Michigan doctor concerned about virus variant

Coronavirus
Michigan Chief Medical Executive Doctor Joneigh Khaldun at a coronavirus briefing on Jan. 22, 2021. (Courtesy of the Michigan Executive Office of the Governor)

Michigan Chief Medical Executive Doctor Joneigh Khaldun at a coronavirus briefing on Jan. 22, 2021. (Courtesy of the Michigan Executive Office of the Governor)

GRAND RAPIDS, Mich. (WOOD) — Concerns over vaccinations continue as experts learn more about the new variant of the virus first discovered in the United Kingdom.

Britain’s prime minister said in a news conference Friday that there is evidence the variant could be linked to a higher death rate in cases.

Michigan Chief Medical Executive Doctor Joneigh Khaldun addressed the variant during a morning press conference Friday.

Khaldun started off by saying how pleased she is with the state’s progress, saying many people are doing the right thing and the numbers prove that.

She says the variant known as B.1.1.7. is in our state and is known to have caused at least one outbreak. She says there are possible other cases not associated with that outbreak.

She explained that it’s more easily transmitted from person to person. She said it becomes more common — like scientists believe it will — would result in more cases, hospitalizations and deaths.
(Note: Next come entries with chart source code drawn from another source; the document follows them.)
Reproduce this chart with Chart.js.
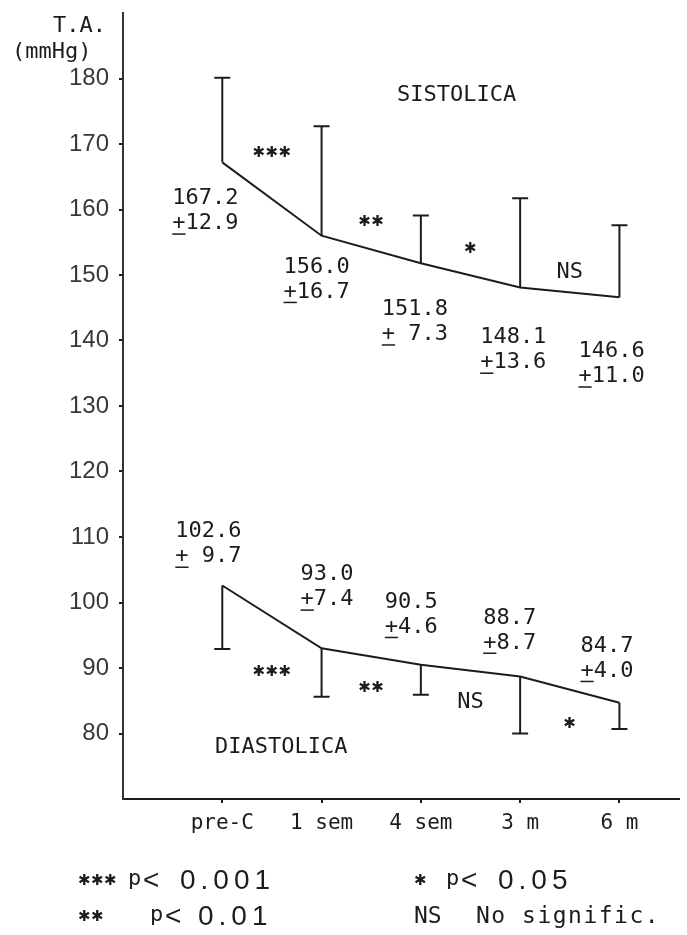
<!DOCTYPE html>
<html>
<head>
<meta charset="utf-8">
<script src="https://cdn.jsdelivr.net/npm/chart.js@4.4.1/dist/chart.umd.min.js"></script>
<style>
  html, body { margin: 0; padding: 0; background: #fff; }
  #wrap { width: 687px; height: 935px; position: relative; }
</style>
</head>
<body>
<div id="wrap"><canvas id="chartCanvas"></canvas></div>
<script>
// data
const categories = ['pre-C', '1 sem', '4 sem', '3 m', '6 m'];
const sistolica = [167.2, 156.0, 151.8, 148.1, 146.6];
const sistolicaSD = [12.9, 16.7, 7.3, 13.6, 11.0];
const diastolica = [102.6, 93.0, 90.5, 88.7, 84.7];
const diastolicaSD = [9.7, 7.4, 4.6, 8.7, 4.0];
const yTicks = [80, 90, 100, 110, 120, 130, 140, 150, 160, 170, 180];
const sigSistolica = ['***', '**', '*', 'NS'];
const sigDiastolica = ['***', '**', 'NS', '*'];
const legendItems = [
	['***', 'p', '0.001'],
	['**', 'p', '0.01'],
	['*', 'p', '0.05'],
	['NS', 'No signific.', '']
];

const ink = '#1c1c1c';
const mono = '"DejaVu Sans Mono", monospace';
const sans = '"Liberation Sans", Arial, sans-serif';

// label placement (offset of first text line from the point, px)
const sisLabelPos = [[-50, 42], [-38, 37], [-39, 52], [-40, 56], [-41, 60]];
const diaLabelPos = [[-47, -48], [-21, -68], [-36, -57], [-37, -53], [-39, -51]];
const sisSigDy = [-46, -27, -26, -20];
const diaSigDy = [55, 32, 32, 34];

function toPoints(values) {
	return values.map((v, i) => ({ x: i, y: v }));
}

function sdText(mean, sd) {
	const w = String(Math.floor(mean)).length + 1;
	return '+' + sd.toFixed(1).padStart(w);
}

function drawStars(ctx, n, x, y) {
	ctx.font = '15px "DejaVu Sans"';
	ctx.textAlign = 'left';
	ctx.textBaseline = 'middle';
	for (let k = 0; k < n; k++) ctx.fillText('\u2731', x + k * 13, y);
}

function drawSig(ctx, sig, cx, cy) {
	if (sig === 'NS') {
		ctx.font = '22px ' + mono;
		ctx.textAlign = 'center';
		ctx.textBaseline = 'middle';
		ctx.fillText('NS', cx, cy);
	} else {
		drawStars(ctx, sig.length, cx - (sig.length * 13) / 2, cy);
	}
}

function drawErrorBars(ctx, xs, ys, values, sds, dir) {
	values.forEach((v, i) => {
		const px = xs.getPixelForValue(i);
		const py = ys.getPixelForValue(v);
		const pe = ys.getPixelForValue(v + dir * sds[i]);
		ctx.beginPath();
		ctx.moveTo(px, py);
		ctx.lineTo(px, pe);
		ctx.moveTo(px - 8, pe);
		ctx.lineTo(px + 8, pe);
		ctx.stroke();
	});
}

function drawValueLabels(ctx, xs, ys, values, sds, pos) {
	ctx.font = '22px ' + mono;
	ctx.textAlign = 'left';
	ctx.textBaseline = 'alphabetic';
	values.forEach((v, i) => {
		const px = xs.getPixelForValue(i) + pos[i][0];
		const py = ys.getPixelForValue(v) + pos[i][1];
		ctx.fillText(v.toFixed(1), px, py);
		ctx.fillText(sdText(v, sds[i]), px, py + 25);
		const cw = ctx.measureText('0').width;
		ctx.fillRect(px, py + 29, cw, 1.5);
	});
}

function drawSigMarks(ctx, xs, ys, values, sigs, dys) {
	sigs.forEach((s, i) => {
		const cx = (xs.getPixelForValue(i) + xs.getPixelForValue(i + 1)) / 2;
		const cy = (ys.getPixelForValue(values[i]) + ys.getPixelForValue(values[i + 1])) / 2 + dys[i];
		drawSig(ctx, s, cx, cy);
	});
}

const overlay = {
	id: 'overlay',
	afterDatasetsDraw(chart) {
		const ctx = chart.ctx;
		const xs = chart.scales.x;
		const ys = chart.scales.y;
		ctx.save();
		ctx.strokeStyle = ink;
		ctx.fillStyle = ink;
		ctx.lineWidth = 2;
		drawErrorBars(ctx, xs, ys, sistolica, sistolicaSD, 1);
		drawErrorBars(ctx, xs, ys, diastolica, diastolicaSD, -1);
		drawValueLabels(ctx, xs, ys, sistolica, sistolicaSD, sisLabelPos);
		drawValueLabels(ctx, xs, ys, diastolica, diastolicaSD, diaLabelPos);
		drawSigMarks(ctx, xs, ys, sistolica, sigSistolica, sisSigDy);
		drawSigMarks(ctx, xs, ys, diastolica, sigDiastolica, diaSigDy);

		ctx.font = '22px ' + mono;
		ctx.textBaseline = 'alphabetic';
		ctx.textAlign = 'left';
		ctx.fillText('SISTOLICA', 397, 101);
		ctx.fillText('DIASTOLICA', 215, 753);
		ctx.textAlign = 'right';
		ctx.fillText('T.A.', 106, 32);
		ctx.textAlign = 'left';
		ctx.fillText('(mmHg)', 12, 58);

		// key at the bottom
		const cols = [[78, 881], [78, 917], [414, 881], [414, 917]];
		const numX = [180, 198];
		legendItems.forEach((it, k) => {
			const [lx, ly] = cols[k];
			ctx.fillStyle = ink;
			ctx.textAlign = 'left';
			ctx.textBaseline = 'middle';
			if (it[0] === 'NS') {
				ctx.font = '23px ' + mono;
				ctx.fillText('NS', lx, ly);
				ctx.letterSpacing = '1.5px';
				ctx.fillText(it[1], lx + 62, ly);
				ctx.letterSpacing = '0px';
				return;
			}
			drawStars(ctx, it[0].length, lx, ly);
			const px = k === 1 ? lx + 72 : (k === 2 ? lx + 32 : lx + 50);
			ctx.font = '22px ' + mono;
			ctx.fillText(it[1], px, ly - 2);
			ctx.font = '28px ' + sans;
			ctx.fillText('<', px + 15, ly);
			ctx.letterSpacing = '5px';
			ctx.fillText(it[2], k < 2 ? numX[k] : px + 52, ly);
			ctx.letterSpacing = '0px';
		});
		ctx.restore();
	}
};

const config = {
	type: 'line',
	data: {
		datasets: [
			{ label: 'SISTOLICA', data: toPoints(sistolica) },
			{ label: 'DIASTOLICA', data: toPoints(diastolica) }
		]
	},
	options: {
		responsive: true,
		maintainAspectRatio: false,
		animation: false,
		layout: { padding: { left: 0, top: 13, right: 8, bottom: 91 } },
		elements: {
			line: { borderColor: ink, borderWidth: 2, tension: 0 },
			point: { radius: 0 }
		},
		plugins: {
			legend: { display: false },
			title: { display: false },
			tooltip: { enabled: false }
		},
		scales: {
			x: {
				type: 'linear',
				min: -1,
				max: 4.6,
				afterBuildTicks: (axis) => { axis.ticks = categories.map((c, i) => ({ value: i })); },
				afterFit: (axis) => {
					axis.height = 45;
					axis.paddingLeft = 0;
					axis.paddingRight = 0;
				},
				ticks: {
					callback: (v) => categories[v],
					color: ink,
					font: { family: mono, size: 21 },
					padding: 8,
					maxRotation: 0
				},
				grid: { display: true, drawOnChartArea: false, drawTicks: true, tickLength: 4, color: ink, lineWidth: 2 },
				border: { display: true, color: ink, width: 2 }
			},
			y: {
				type: 'linear',
				min: 70,
				max: 190,
				afterBuildTicks: (axis) => { axis.ticks = yTicks.map(v => ({ value: v })); },
				afterFit: (axis) => {
					axis.width = 123;
					axis.paddingTop = 0;
					axis.paddingBottom = 0;
				},
				ticks: {
					color: '#383838',
					font: { family: sans, size: 24 },
					padding: 10
				},
				grid: { display: true, drawOnChartArea: false, drawTicks: true, tickLength: 4, color: ink, lineWidth: 2 },
				border: { display: true, color: '#333', width: 2 }
			}
		}
	},
	plugins: [overlay]
};

const ctx = document.getElementById('chartCanvas').getContext('2d');
const chart = new Chart(ctx, config);
</script>
</body>
</html>
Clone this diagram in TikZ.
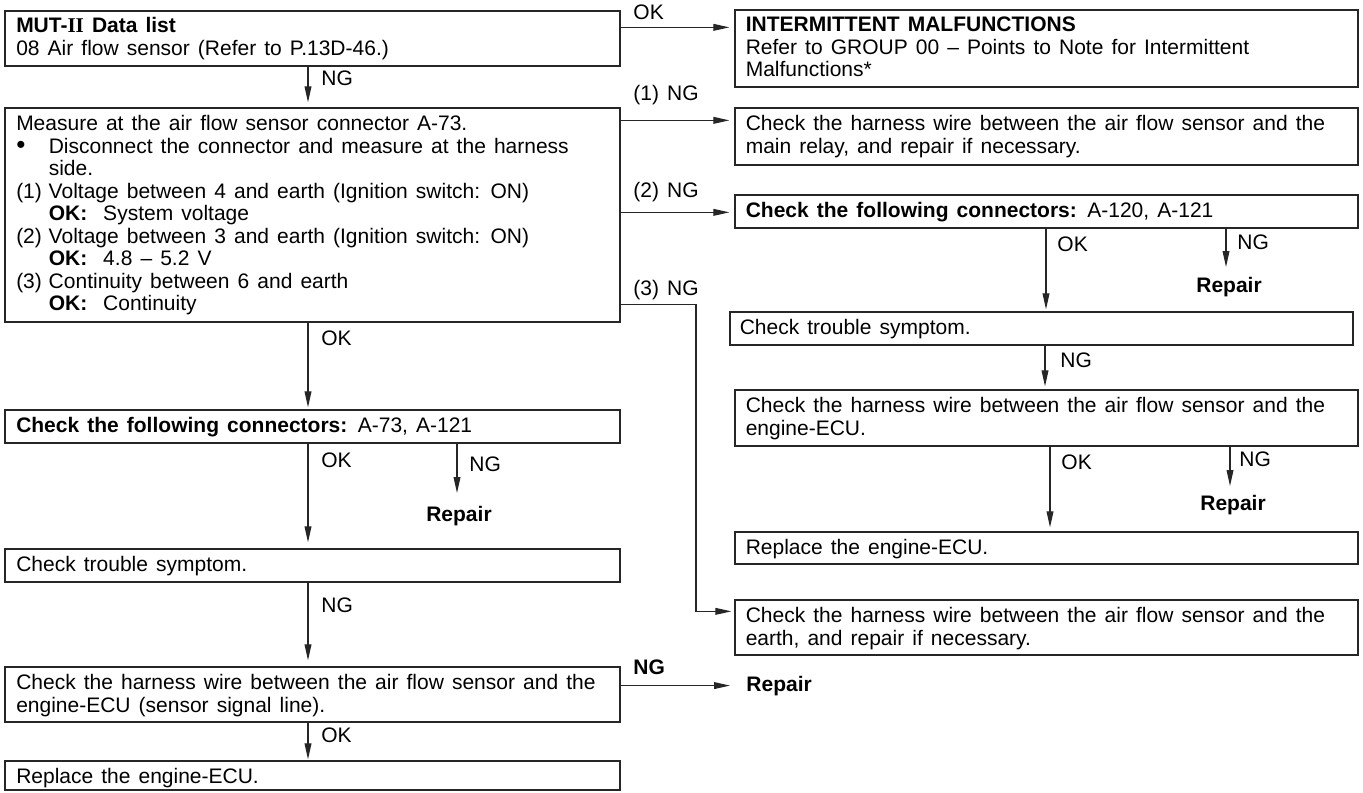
\documentclass[tikz,border=0pt]{standalone}
\usepackage{fontspec}
\setmainfont{Liberation Sans}
\newfontfamily\romanfont{Liberation Serif}
\usetikzlibrary{arrows.meta,fit,calc}
% text size and the wide word spacing of the chart
\newcommand\fsz{\fontsize{10.5pt}{11.25pt}\selectfont}
\newcommand\wsp{\spaceskip=0.385em plus 0.1em minus 0.05em\relax}
\newcommand\ind[1]{\makebox[16.25pt][l]{#1}}
\newcommand\okv{\textbf{OK:}\hspace{8pt}}
\newcommand\bul{{\fontsize{13pt}{11.25pt}\selectfont\textbullet}}

\begin{document}
\begin{tikzpicture}[x=0.5pt,y=-0.5pt,
  box/.style={draw=black!85, line width=0.65pt, inner sep=0pt},
  txt/.style={anchor=north west, inner sep=0pt, text width=310pt, align=left, font=\fsz,
    execute at begin node=\wsp},
  lab/.style={anchor=base west, inner sep=0pt, font=\fsz, execute at begin node=\wsp},
  blab/.style={lab, font=\fsz\bfseries},
  arr/.style={draw=black!85, line width=0.55pt, -{Triangle[length=8pt,width=3.4pt]}, shorten >=1pt},
]
\useasboundingbox (0,0) rectangle (1363,792);

% ---- left column boxes
\node[box, fit={(5,11)(620,66)}] (b1) {};
\node[box, fit={(5,108)(620,322)}] (b2) {};
\node[box, fit={(5,410)(620,443)}] (b3) {};
\node[box, fit={(5,549)(620,582)}] (b4) {};
\node[box, fit={(5,667)(620,722)}] (b5) {};
\node[box, fit={(5,761)(620,790)}] (b6) {};

% ---- right column boxes
\node[box, fit={(735,10)(1358,87)}] (r1) {};
\node[box, fit={(735,108)(1358,165)}] (r2) {};
\node[box, fit={(735,195)(1358,228)}] (r3) {};
\node[box, fit={(730,312)(1353,345)}] (r4) {};
\node[box, fit={(735,390)(1358,446)}] (r5) {};
\node[box, fit={(735,532)(1358,564)}] (r6) {};
\node[box, fit={(735,600)(1358,655)}] (r7) {};

% ---- box texts
\node[txt] (tb1) at ($(b1.north west)+(11.5,6.5)$) {\strut\textbf{MUT-{\romanfont II} Data list}\\
  08 Air flow sensor (Refer to P.13D-46.)};
\node[txt] (tb2) at ($(b2.north west)+(11.5,7.25)$) {\strut Measure at the air flow sensor connector A-73.\\
  \ind{\bul}Disconnect the connector and measure at the harness\\
  \ind{}side.\\
  \ind{(1)}Voltage between 4 and earth (Ignition switch: ON)\\
  \ind{}\okv System voltage\\
  \ind{(2)}Voltage between 3 and earth (Ignition switch: ON)\\
  \ind{}\okv 4.8 -- 5.2 V\\
  \ind{(3)}Continuity between 6 and earth\\
  \ind{}\okv Continuity};
\node[txt] (tb3) at ($(b3.north west)+(11.5,7.25)$) {\strut\textbf{Check the following connectors:} A-73, A-121};
\node[txt] (tb4) at ($(b4.north west)+(11.5,7.25)$) {\strut Check trouble symptom.};
\node[txt] (tb5) at ($(b5.north west)+(11.5,7.25)$) {\strut Check the harness wire between the air flow sensor and the\\
  engine-ECU (sensor signal line).};
\node[txt] (tb6) at ($(b6.north west)+(11.5,7)$) {\strut Replace the engine-ECU.};

\node[txt] (tr1) at ($(r1.north west)+(11,6.5)$) {\strut\textbf{INTERMITTENT MALFUNCTIONS}\\
  Refer to GROUP 00 -- Points to Note for Intermittent\\
  Malfunctions*};
\node[txt] (tr2) at ($(r2.north west)+(11,7.25)$) {\strut Check the harness wire between the air flow sensor and the\\
  main relay, and repair if necessary.};
\node[txt] (tr3) at ($(r3.north west)+(11,7.25)$) {\strut\textbf{Check the following connectors:} A-120, A-121};
\node[txt] (tr4) at ($(r4.north west)+(10,7.25)$) {\strut Check trouble symptom.};
\node[txt] (tr5) at ($(r5.north west)+(11,7.25)$) {\strut Check the harness wire between the air flow sensor and the\\
  engine-ECU.};
\node[txt] (tr6) at ($(r6.north west)+(11,7.25)$) {\strut Replace the engine-ECU.};
\node[txt] (tr7) at ($(r7.north west)+(11,7.25)$) {\strut Check the harness wire between the air flow sensor and the\\
  earth, and repair if necessary.};

% ---- free "Repair" results
\node[blab, anchor=base] (rep1) at (459,521) {Repair};
\node[blab, anchor=base] (rep2) at (1229,292) {Repair};
\node[blab, anchor=base] (rep3) at (1233,510) {Repair};
\node[blab] (rep4) at (746,691) {Repair};

% ---- helper coordinates
\coordinate (xl) at (308,0);
\coordinate (xr1) at (1046,0);
\coordinate (xr2) at (1045,0);
\coordinate (xr3) at (1050,0);
\coordinate (k3) at (696,0);
\coordinate (n1) at (457,493);
\coordinate (n2) at (1226,267);
\coordinate (n3) at (1230,486);
\coordinate (c0) at ($(r1.north west)+(0,18)$);
\coordinate (c1) at ($(r2.north west)+(0,13)$);
\coordinate (c2) at ($(r3.north west)+(0,18)$);
\coordinate (c3) at ($(b2.south east)+(0,-18)$);
\coordinate (c4) at ($(r7.north west)+(0,12)$);

% ---- left column flow
\draw[arr, shorten >=2.5pt] (b1.south -| xl) -- (b2.north -| xl);
\draw[arr] (b2.south -| xl) -- (b3.north -| xl);
\draw[arr, shorten >=3pt] (b3.south -| xl) -- (b4.north -| xl);
\draw[arr, shorten >=3pt] (b4.south -| xl) -- (b5.north -| xl);
\draw[arr, shorten >=0.5pt] (b5.south -| xl) -- (b6.north -| xl);
\draw[arr, shorten >=0pt] (b3.south -| n1) -- (n1);
\draw[arr, shorten >=8pt] (rep4.west -| b5.east) -- (rep4.west);

% ---- branches to the right column
\draw[arr, shorten >=2.5pt] (c0 -| b1.east) -- (c0);
\draw[arr, shorten >=2.5pt] (c1 -| b2.east) -- (c1);
\draw[arr, shorten >=2.5pt] (c2 -| b2.east) -- (c2);
\draw[arr, shorten >=1.5pt] (c3) -| (k3 |- c4) -- (c4);

% ---- right column flow
\draw[arr] (r3.south -| xr1) -- (r4.north -| xr1);
\draw[arr, shorten >=0pt] (r3.south -| n2) -- (n2);
\draw[arr, shorten >=1.5pt] (r4.south -| xr2) -- (r5.north -| xr2);
\draw[arr, shorten >=2pt] (r5.south -| xr3) -- (r6.north -| xr3);
\draw[arr, shorten >=0pt] (r5.south -| n3) -- (n3);

% ---- connector labels
\node[lab] (l1) at (633,20) {OK};
\node[lab] (l2) at (321,85) {NG};
\node[lab] (l3) at (633,101) {(1) NG};
\node[lab] (l4) at (633,197) {(2) NG};
\node[lab] (l5) at (633,295) {(3) NG};
\node[lab] (l6) at (321,345) {OK};
\node[lab] (l7) at (321,467) {OK};
\node[lab] (l8) at (469,471) {NG};
\node[lab] (l9) at (321,612) {NG};
\node[blab] (l10) at (633,674) {NG};
\node[lab] (l11) at (321,742) {OK};
\node[lab] (l12) at (1057,251) {OK};
\node[lab] (l13) at (1237,249) {NG};
\node[lab] (l14) at (1060,367) {NG};
\node[lab] (l15) at (1061,469) {OK};
\node[lab] (l16) at (1239,466) {NG};
\end{tikzpicture}
\end{document}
“We will likely see more and more cases of this, and it will be harder to control the spread of it. And we don’t want to go back to where we were last April or where we were in the beginning of November when our hospitals were overwhelmed and hundreds of people were dying every day,” Khaldun said.

The good news is that testing does detect this variant and the vaccines that are out there protect against it.